Yep. Why bother learning when it won’t work tomorrow. I miss software that was bought and didn’t change, says the old man to the cloud.
And I’m pro learning but for most things I’m not a pro user. So my flow is learn something, think wow this is great I can do so much. Set it aside for weeks/months. Come back to it, download a huge update and and spend the time I had to work on it waiting. Come back again later and find out I need something else or whatever. Eventually it works but now I the thing I wanted to do has changed. Pretty much gave up on pcs years ago. Am looking for one for the first time in years because I actually want to try linux again.
Linux has some advantages in that a lot of the basic stuff, someone from 1985 would pick it up pretty fast, I think. Commandlines are very conservative. I have scripts I haven’t changed in 15 years.
Expectation: these new generations are practically born with computers in their hands when they grow up they are going to create a new world so fast and develop new technologies
Reality: if tik tok doenst work they don’t know what else to do with their 1000+ euro smartphones
We’re dumbing everything down. When I was a kid Imade my own tower defense game inside warcraft3 world editor, with custom models and everything. Everything was moddable, customisable. Now everything exists in walled gardens where you can’t even switch anything
Another meaningless mention of tiktok. Is tiktok making android and ios?
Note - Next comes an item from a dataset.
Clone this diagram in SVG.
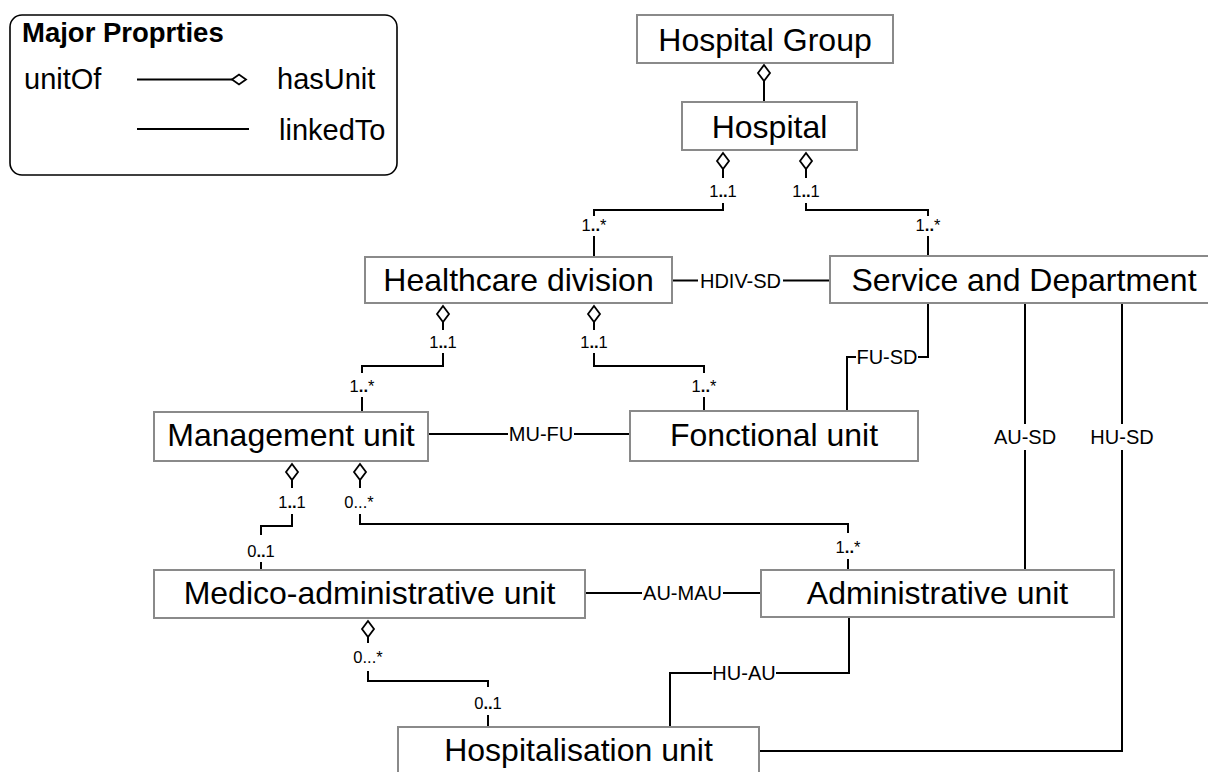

Does it make impossible for users to install OS of their choice on their phones?
Replying to you here from a Google Pixel running Graphene OS here for no particular reason
OK so I have a pet theory about this. I grew up in a period when computing involved friction and lack of ready resources to ease that friction. Solving problems involved actual research, in the research process more and more details of how computers operate were exposed to me. I had the time and focus to learn and the motivation to stick at it when it was difficult. I then did something horrible to almost everyone who asked me for help, I removed that friction.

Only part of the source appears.